Ma perché nessuno pensa che la responsabilità di questo disastro sia Sousa? Eppure di indizi ce n’è stati più d’uno. Ho scritto lunedì di come la Fiorentina finiva il campionato scorso con cinque vittorie su cinque partite, tre gol a partita, bel gioco e praticamente gli stessi giocatori di quest’anno (anzi, con la squadra titolare meno forte di quella odierna). Solo che andava a velocità ridotta, valorizzava le qualità di palleggio dei suoi centrocampisti, teneva corta la squadra, vedeva tutti aiutare tutti in ogni zona del campo con naturalezza e automatismi collaudati. La scelta del cosiddetto “tiqui taca” da parte di Montella non era stata un capriccio o un’invenzione da griffe. Era quello il gioco che consentiva a tutti di esprimersi al meglio delle loro prerogative.
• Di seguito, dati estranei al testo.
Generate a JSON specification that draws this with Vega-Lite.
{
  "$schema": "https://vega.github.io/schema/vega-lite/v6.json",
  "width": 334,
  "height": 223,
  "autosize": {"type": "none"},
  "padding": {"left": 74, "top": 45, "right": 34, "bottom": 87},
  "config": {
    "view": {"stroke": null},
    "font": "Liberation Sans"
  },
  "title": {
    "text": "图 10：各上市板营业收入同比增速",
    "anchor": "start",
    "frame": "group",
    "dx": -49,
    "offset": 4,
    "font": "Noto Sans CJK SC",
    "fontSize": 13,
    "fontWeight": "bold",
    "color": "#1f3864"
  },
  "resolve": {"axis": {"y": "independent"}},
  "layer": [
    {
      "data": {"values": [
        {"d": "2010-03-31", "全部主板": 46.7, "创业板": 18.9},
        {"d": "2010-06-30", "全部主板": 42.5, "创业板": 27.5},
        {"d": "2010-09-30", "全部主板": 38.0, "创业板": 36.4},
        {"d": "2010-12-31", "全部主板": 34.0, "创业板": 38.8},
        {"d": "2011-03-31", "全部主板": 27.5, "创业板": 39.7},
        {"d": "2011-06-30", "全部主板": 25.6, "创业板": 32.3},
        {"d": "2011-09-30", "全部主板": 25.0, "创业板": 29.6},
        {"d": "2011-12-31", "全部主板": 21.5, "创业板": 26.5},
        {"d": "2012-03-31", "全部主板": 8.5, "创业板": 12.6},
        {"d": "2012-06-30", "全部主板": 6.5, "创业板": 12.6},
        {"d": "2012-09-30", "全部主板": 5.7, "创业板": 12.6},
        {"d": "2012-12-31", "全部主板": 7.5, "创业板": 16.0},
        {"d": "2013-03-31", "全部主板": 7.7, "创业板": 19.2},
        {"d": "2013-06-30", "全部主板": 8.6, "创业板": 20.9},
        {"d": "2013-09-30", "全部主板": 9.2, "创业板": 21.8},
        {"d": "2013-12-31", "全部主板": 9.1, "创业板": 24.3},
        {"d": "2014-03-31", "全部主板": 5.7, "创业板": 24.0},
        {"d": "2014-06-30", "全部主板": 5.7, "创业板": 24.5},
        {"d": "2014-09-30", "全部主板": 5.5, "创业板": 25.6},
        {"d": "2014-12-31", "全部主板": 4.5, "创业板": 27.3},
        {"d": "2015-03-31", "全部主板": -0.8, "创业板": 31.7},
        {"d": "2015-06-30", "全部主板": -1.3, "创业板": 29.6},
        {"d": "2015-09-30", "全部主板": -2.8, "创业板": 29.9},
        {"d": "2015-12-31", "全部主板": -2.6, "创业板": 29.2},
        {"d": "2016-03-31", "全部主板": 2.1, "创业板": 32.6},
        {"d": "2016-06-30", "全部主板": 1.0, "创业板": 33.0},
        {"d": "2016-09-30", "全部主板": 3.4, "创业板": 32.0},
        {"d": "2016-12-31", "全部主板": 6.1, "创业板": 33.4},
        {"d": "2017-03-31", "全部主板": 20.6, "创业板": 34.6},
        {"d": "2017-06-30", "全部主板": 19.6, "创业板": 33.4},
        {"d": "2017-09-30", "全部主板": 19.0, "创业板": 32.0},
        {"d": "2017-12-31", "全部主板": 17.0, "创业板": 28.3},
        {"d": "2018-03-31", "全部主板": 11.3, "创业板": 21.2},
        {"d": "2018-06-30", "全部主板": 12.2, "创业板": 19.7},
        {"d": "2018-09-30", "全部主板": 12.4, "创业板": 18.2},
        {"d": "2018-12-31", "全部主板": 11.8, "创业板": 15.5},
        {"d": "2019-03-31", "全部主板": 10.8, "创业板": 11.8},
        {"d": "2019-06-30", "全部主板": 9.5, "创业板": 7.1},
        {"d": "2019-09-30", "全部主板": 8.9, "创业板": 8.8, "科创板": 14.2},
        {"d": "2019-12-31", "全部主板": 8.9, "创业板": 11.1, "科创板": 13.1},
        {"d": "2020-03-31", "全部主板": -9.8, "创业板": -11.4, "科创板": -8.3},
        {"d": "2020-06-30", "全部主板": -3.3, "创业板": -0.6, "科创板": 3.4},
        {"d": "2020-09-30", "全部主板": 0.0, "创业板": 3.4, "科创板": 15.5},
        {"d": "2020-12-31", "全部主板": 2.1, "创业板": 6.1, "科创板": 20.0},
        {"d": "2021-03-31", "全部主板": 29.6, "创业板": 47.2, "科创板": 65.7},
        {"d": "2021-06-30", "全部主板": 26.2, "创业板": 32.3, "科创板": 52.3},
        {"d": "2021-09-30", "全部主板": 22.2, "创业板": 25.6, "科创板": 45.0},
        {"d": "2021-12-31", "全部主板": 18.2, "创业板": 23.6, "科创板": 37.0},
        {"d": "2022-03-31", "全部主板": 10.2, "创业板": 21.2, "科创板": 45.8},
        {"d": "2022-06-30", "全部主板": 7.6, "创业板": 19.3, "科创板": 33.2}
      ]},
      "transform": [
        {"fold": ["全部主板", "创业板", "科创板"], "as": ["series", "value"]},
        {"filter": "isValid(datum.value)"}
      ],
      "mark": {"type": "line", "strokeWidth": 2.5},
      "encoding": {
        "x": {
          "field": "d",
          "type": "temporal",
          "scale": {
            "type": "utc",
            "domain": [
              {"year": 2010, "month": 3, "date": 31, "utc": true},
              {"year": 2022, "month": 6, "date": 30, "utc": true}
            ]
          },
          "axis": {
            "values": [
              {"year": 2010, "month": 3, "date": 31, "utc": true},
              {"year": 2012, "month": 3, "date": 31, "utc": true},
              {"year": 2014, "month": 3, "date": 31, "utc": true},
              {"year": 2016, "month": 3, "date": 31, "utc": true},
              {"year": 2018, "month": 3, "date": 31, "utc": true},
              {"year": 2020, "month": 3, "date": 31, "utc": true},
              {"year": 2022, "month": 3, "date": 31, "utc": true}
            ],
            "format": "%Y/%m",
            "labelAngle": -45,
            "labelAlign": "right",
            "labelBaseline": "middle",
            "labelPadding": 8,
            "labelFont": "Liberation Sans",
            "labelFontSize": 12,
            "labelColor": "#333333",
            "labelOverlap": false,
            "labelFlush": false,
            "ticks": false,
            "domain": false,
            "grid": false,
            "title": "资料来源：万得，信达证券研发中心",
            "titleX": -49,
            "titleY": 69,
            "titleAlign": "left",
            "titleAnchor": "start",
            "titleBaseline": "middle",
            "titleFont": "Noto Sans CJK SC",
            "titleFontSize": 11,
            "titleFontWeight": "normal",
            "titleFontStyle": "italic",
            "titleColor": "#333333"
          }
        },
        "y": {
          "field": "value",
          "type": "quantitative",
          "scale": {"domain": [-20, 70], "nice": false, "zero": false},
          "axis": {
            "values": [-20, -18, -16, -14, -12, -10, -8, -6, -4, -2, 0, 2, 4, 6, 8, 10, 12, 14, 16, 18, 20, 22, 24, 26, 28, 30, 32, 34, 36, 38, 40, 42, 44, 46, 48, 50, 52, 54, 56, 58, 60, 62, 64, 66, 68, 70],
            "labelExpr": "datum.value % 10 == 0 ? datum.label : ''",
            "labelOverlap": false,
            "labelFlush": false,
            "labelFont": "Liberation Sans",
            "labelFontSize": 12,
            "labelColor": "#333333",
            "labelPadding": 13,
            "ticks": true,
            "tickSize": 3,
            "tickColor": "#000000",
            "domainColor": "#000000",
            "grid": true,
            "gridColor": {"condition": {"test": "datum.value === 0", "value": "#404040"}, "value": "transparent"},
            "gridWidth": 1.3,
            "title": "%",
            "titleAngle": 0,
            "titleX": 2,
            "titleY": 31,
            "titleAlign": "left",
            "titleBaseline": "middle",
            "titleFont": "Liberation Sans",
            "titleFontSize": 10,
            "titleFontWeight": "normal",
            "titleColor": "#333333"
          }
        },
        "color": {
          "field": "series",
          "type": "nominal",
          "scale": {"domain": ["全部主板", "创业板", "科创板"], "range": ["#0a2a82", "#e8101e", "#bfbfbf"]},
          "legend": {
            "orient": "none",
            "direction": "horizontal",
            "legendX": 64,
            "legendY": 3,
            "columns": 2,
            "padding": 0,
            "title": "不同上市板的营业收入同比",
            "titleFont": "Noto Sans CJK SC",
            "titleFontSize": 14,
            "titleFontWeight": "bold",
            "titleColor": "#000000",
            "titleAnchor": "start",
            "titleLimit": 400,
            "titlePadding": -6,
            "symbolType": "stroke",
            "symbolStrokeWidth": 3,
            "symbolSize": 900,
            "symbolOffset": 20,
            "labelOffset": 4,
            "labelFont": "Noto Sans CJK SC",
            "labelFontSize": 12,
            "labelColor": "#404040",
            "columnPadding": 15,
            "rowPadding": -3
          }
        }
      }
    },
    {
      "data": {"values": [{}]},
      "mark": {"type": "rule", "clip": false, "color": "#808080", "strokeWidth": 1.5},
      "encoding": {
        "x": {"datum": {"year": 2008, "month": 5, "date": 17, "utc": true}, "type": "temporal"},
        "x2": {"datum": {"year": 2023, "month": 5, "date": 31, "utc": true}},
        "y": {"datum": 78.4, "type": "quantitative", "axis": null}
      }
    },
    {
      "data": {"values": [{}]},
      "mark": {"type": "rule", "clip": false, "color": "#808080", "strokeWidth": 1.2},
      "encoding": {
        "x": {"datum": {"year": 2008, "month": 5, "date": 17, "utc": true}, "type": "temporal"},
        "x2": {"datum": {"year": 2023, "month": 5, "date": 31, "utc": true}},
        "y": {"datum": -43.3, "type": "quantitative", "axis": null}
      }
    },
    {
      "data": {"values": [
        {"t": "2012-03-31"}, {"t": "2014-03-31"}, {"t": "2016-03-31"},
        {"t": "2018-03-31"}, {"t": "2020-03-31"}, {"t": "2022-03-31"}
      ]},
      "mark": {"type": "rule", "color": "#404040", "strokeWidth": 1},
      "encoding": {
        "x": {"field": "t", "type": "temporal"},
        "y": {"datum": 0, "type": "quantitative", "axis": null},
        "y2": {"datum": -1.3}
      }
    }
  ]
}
E non c’era stanchezza (correvano gli altri), non c’era stress, e con un po’ più di fortuna (sarebbe bastato segnare i sette rigori sbagliati e magari avere un centravanti che li tirava) la Fiorentina avrebbe lottato per lo scudetto. Fu quello che dichiarò Joaquin quando abbandonò la barca, forse per la moglie, ma fors’anche perché, da campione navigato, aveva capito l’antifona.
Sousa pretende che quei giocatori da calcio “spagnolo” si trasformino in giocatori “all’inglese”, tutta corsa e frenesia, con almeno quattro elementi sempre davanti alla linea del pallone, con quei due poveri centrocampisti (in genere Badelj e Vecino, ma spesso e con risultati grotteschi, Borja) a tamponare e rilanciare, per lo più alla cieca, a ritmi per loro insostenibili, con praticità zero e con rincorse affannose a palla persa. La partita di ieri sera è stata emblematica. La Fiorentina ha attaccato, o almeno ha cercato di attaccare, per tutta la partita, ma non è riuscita a tirare in porta. Anche questo è un dato non indifferente: il campionato scorso tirava nello specchio della porta quattro volte di più di quest’anno.
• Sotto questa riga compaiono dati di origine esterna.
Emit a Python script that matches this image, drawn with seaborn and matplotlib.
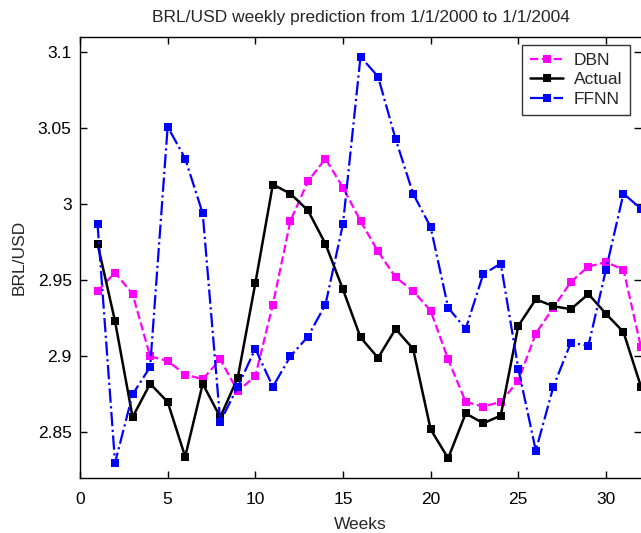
import numpy as np
import pandas as pd
import matplotlib
matplotlib.use("Agg")
import matplotlib.pyplot as plt
import seaborn as sns

weeks = list(range(1, 33))
dbn = [2.943, 2.955, 2.941, 2.900, 2.897, 2.888, 2.885, 2.898, 2.877, 2.887,
       2.934, 2.989, 3.015, 3.030, 3.011, 2.989, 2.969, 2.952, 2.943, 2.930,
       2.898, 2.870, 2.867, 2.870, 2.884, 2.915, 2.932, 2.949, 2.959, 2.962,
       2.957, 2.906]
actual = [2.974, 2.923, 2.860, 2.882, 2.870, 2.834, 2.882, 2.860, 2.886, 2.948,
          3.013, 3.007, 2.996, 2.974, 2.944, 2.9125, 2.899, 2.918, 2.905, 2.852,
          2.833, 2.8625, 2.856, 2.861, 2.920, 2.9375, 2.933, 2.931, 2.941, 2.928,
          2.916, 2.880]
ffnn = [2.987, 2.830, 2.875, 2.893, 3.051, 3.030, 2.994, 2.857, 2.880, 2.905,
        2.880, 2.900, 2.913, 2.934, 2.987, 3.097, 3.084, 3.043, 3.007, 2.985,
        2.932, 2.918, 2.954, 2.961, 2.892, 2.838, 2.880, 2.909, 2.907, 2.957,
        3.007, 2.997]
xticks = [0, 5, 10, 15, 20, 25, 30]
yticks = [2.85, 2.9, 2.95, 3.0, 3.05, 3.1]
ytick_labels = ["2.85", "2.9", "2.95", "3", "3.05", "3.1"]

sns.set_style("white")
plt.rcParams['font.family'] = ['Liberation Sans', 'DejaVu Sans']

W, H = 641, 533
fig = plt.figure(figsize=(W / 100, H / 100), dpi=100)
ax = fig.add_axes([80 / W, (H - 478) / H, 1 - 80 / W, (478 - 37) / H])

ms = 5.5
sns.lineplot(x=weeks, y=dbn, ax=ax, color='#ff00ff', linestyle='--', marker='s',
             markersize=ms, markeredgewidth=0, linewidth=1.6, label='DBN')
sns.lineplot(x=weeks, y=actual, ax=ax, color='black', linestyle='-', marker='s',
             markersize=ms, markeredgewidth=0, linewidth=1.8, label='Actual')
sns.lineplot(x=weeks, y=ffnn, ax=ax, color='#0000ff', linestyle='-.', marker='s',
             markersize=ms, markeredgewidth=0, linewidth=1.6, label='FFNN')

ax.set_xlim(0, 32)
ax.set_ylim(2.82, 3.11)
ax.set_xticks(xticks)
ax.set_xticklabels([str(t) for t in xticks])
ax.set_yticks(yticks)
ax.set_yticklabels(ytick_labels)
ax.tick_params(direction='in', length=5, width=1, colors='black', labelsize=12.5,
               top=True, right=True, bottom=True, left=True)
ax.tick_params(axis='x', pad=10)
ax.tick_params(axis='y', pad=6)
for s in ['left', 'bottom', 'top']:
    ax.spines[s].set_color('black')
    ax.spines[s].set_linewidth(1)
ax.spines['right'].set_visible(False)

ax.set_xlabel('Weeks', fontsize=12.5, labelpad=7)
ax.set_ylabel('BRL/USD', fontsize=12.5, labelpad=8)
ax.set_title('BRL/USD weekly prediction from 1/1/2000 to 1/1/2004', fontsize=12.5, pad=11)

leg = ax.legend(loc='upper right', bbox_to_anchor=(630 / W, 1 - 45 / H),
                bbox_transform=fig.transFigure, borderaxespad=0,
                fontsize=12.5, frameon=True, fancybox=False, edgecolor='black',
                borderpad=0.45, labelspacing=0.25, handlelength=1.9, handletextpad=0.6)
leg.get_frame().set_linewidth(1)

fig.savefig('out.png', dpi=100)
E quando Sconcerti dice che da metà campionato sono venuti a mancare i gol di Kalinic, allora chiedo: ma quanti palloni giocabili arrivano in area? Quanti gol ha “sbagliato” Kalinic per meritare la gogna? Perché non si riesce a vedere che è il gioco della Fiorentina che è assurdo, prevedibile e ingiocabile in Italia? Perché non si riflette sul fatto che Sousa prima vende una risorsa come Suarez, solo perché non corre come Bolt, e poi ignora sistematicamente Mati per le stesse ragioni? Io invece provo a immaginarmi un centrocampo che giochi alla Montella, con Suarez da alternare al centrale, con il “regista” che a turno aiuta i mediani e protegge la difesa, con la squadra corta e alta. E mi ci vuole poco a immaginarmi quella squadra, perché l’ho vista poche settimane fa contro il Napoli.
C’erano tutti i centrocampisti di Montella, Mati compreso, a non far veder palla al Napoli in una delle più belle partite dell’intero campionato. Mi illusi che Sousa avesse finalmente capito almeno il fatto che in Italia non si può giocare nello stesso modo contro tutti, neanche se sei la Juventus. E invece rieccoci a battere la testa nel muro e a sentire a fine partita discorsi impalpabili sul lavoro, sulla mobilità (?), con le rituali lamentele degli avversari che si difendono in nove! Già, Sousa. Forse allora l’hai capito: ci si può difendere in nove e segnare due reti, sbagliarne altrettante clamorose, prendere due traverse mentre tu attacchi, tieni palla e non tiri in porta. Certo che lo hai capito! Ma devi far finta di niente, perché sennò cosa alleni l’anno prossimo, il Belenenses?